There’s a compelling logic behind the idea of Arnold Schwarzenegger as a United States senator. But, as he recognized in a Facebook post saying he wouldn’t be making the race, it’s hard to see how he would get there.
Of course, one Facebook post or statement from Arnold that he’s not running doesn’t end anything. This is a man whose words are not to be trusted when it comes to future candidacies. He told everyone he wasn’t running for governor until the very minute on the Tonight Show that he was.
So let’s look at the case for Schwarzenegger as a senator. He’s a former governor whose celebrity brings him a big microphone; that’s vital, because in the anti-Californian and anti-democratic of the United States Senator, a U.S. Senator from California has to speak with the power of 20 senators, just to counteract the advantage smaller states possess in the chamber.
Arnold comes closest to representing the wide swath of California. He’s liberal on social issues and shares the California conviction of climate change’s centrality as an issue. He’s foreign-born, like more than a quarter of the state. He’s a middle of the roader on political reform and infrastructure. But he’s still a Republican with a pro-business outlook.
All these characteristics would make him the best potential anti-Trump senator California could muster. And opposing Trump – a president who has lied about, slandered and sought to delegitimize California – is the heart of the job right now. His Republican affiliation would help there; it’d be nice to have a Californian with access to the GOP caucus. It also is significant that Schwarzenegger is one of the few political figures more adept at using Twitter than Trump; he’s been repeatedly besting the president in their exchanges.
So why wouldn’t he win? For reasons related to those that would make him an effective Senator.
His governorship was a highly consequential one, because he took on so many difficult issues and had many productive failures. Indeed, he took more risks in a year than Jerry Brown has in a political lifetime. But those failures made him a very unpopular governor at the end of his tenure. He also made some high-profile misstatements and mistakes that would show up in negative ads. His governorship looks less like a political asset than a big hole out of which to dig himself.

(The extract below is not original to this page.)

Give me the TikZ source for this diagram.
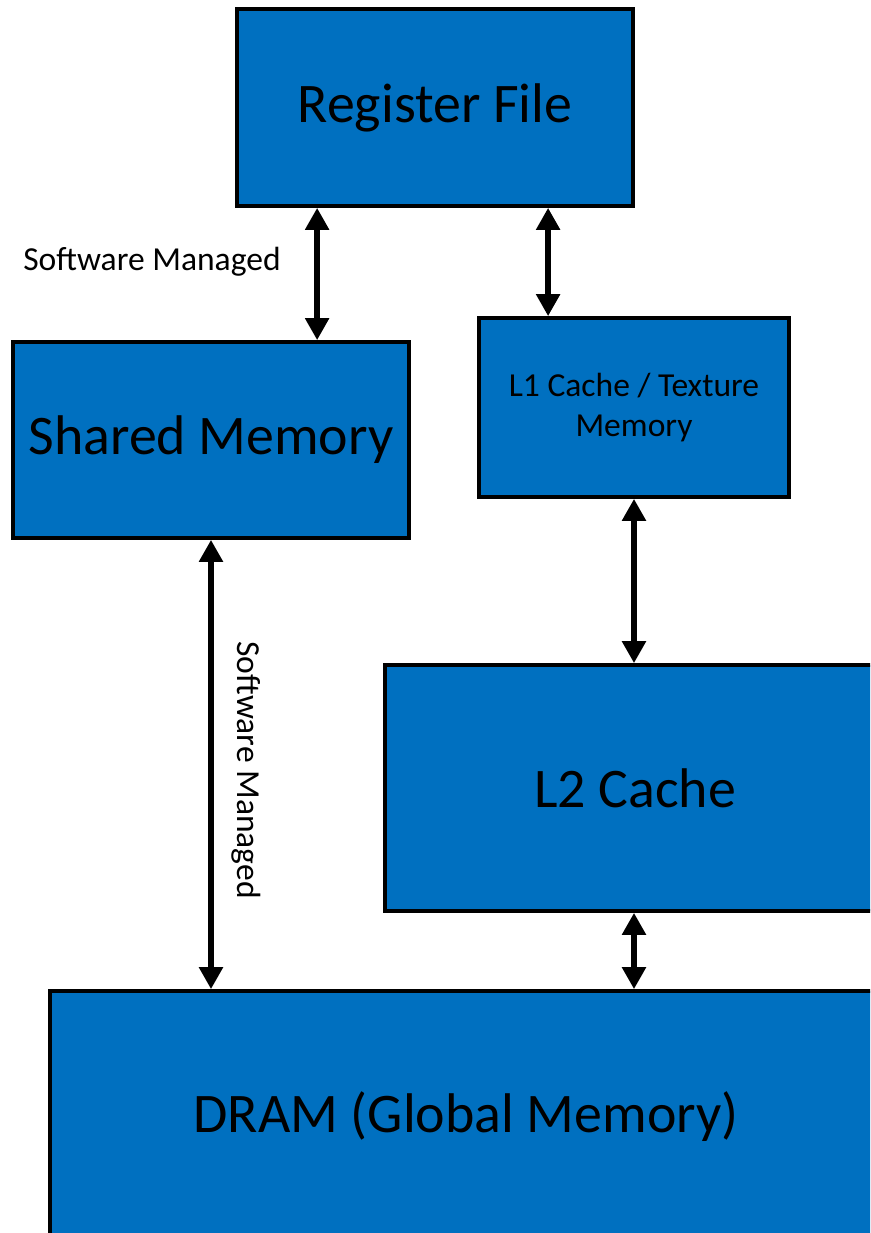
\documentclass[tikz,border=0pt]{standalone}
\usepackage{fontspec}
\setmainfont{Carlito}
\usetikzlibrary{calc,arrows.meta}

\definecolor{memblue}{HTML}{0070C0}

\begin{document}
\begin{tikzpicture}[x=0.02cm, y=-0.02cm,
    membox/.style={draw=black, fill=memblue, line width=2.1pt, rectangle, align=center, inner sep=0pt},
    bigtext/.style={font=\fontsize{31.8}{38}\selectfont},
    smalltext/.style={font=\fontsize{19.1}{23.2}\selectfont},
    link/.style={line width=3.4pt, {Triangle[length=12.5pt,width=13pt]}-{Triangle[length=12.5pt,width=13pt]}}]

      % Canvas (fixes the page size)
      \clip (0,0) rectangle (870,1233);

      % Memory boxes
      \node[membox, bigtext, minimum width=7.92cm, minimum height=3.94cm] (reg) at (435,107.5) {Register File};
      \node[membox, bigtext, minimum width=7.92cm, minimum height=3.92cm] (shm) at (211,440) {Shared Memory};
      \node[membox, smalltext, minimum width=6.2cm, minimum height=3.58cm] (l1) at (634,407.5) {L1 Cache / Texture\\Memory};
      \node[membox, bigtext, minimum width=10cm, minimum height=4.92cm] (l2) at (635,788) {L2 Cache};
      \node[membox, bigtext, minimum width=16.64cm, minimum height=5.04cm] (dram) at (466,1117) {DRAM (Global Memory)};

      % Arrow feet on the register file
      \coordinate (rs) at ($(reg.south west)!0.205!(reg.south east)$);
      \coordinate (rl) at ($(reg.south west)!0.783!(reg.south east)$);

      % Connectors
      \draw[link] (rs) -- (rs |- shm.north);
      \draw[link] (rl) -- (rl |- l1.north);
      \draw[link] (shm.south) -- (shm.south |- dram.north);
      \draw[link] (l1.south) -- (l1.south |- l2.north);
      \draw[link] (l2.south -| l1.south) -- (l1.south |- dram.north);

      % Labels
      \node[smalltext] (swtop) at (152,262) {Software Managed};
      \node[smalltext, rotate=-90] (swside) at (246,770) {Software Managed};

    \end{tikzpicture}
\end{document}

There are other questions. How much does his now-permanent separation from Maria Shriver, and the tabloid headlines related to that event, hurt him? (Presumably she wouldn’t be campaigning with him or advising him as she did in office). How much would the institutional GOP work against him, given his many moderate betrayals? Can he still run as an outsider, his preferred pose, after seven years in Sacramento? And would age be an issue? If he ran in 2018, he’d be 71 on Election Day. Californians seem to like older politicians, but younger voters don’t know all that much about him.
And he would be a Republican in a very Democratic state that would take some real convincing before sending a Republican to Washington. Some news report suggests he wants to run as an independent. That might sound good, but would be a mistake. He could call himself an independent, and be explicit that he’d be a nonpartisan and an opponent of President Trump on most issues. But party affiliation matters more than ever in these polarized times. He’d have to list himself as a Republican to have any hope.
The reason: it turns out that the top-two primary system Schwarzenegger backed makes elections tougher for independents and moderates.
Under those rules, Schwarzenegger’s winning a U.S. Senate seat would be real magic. If he ends up getting in, would he have any magic left in his bag of tricks?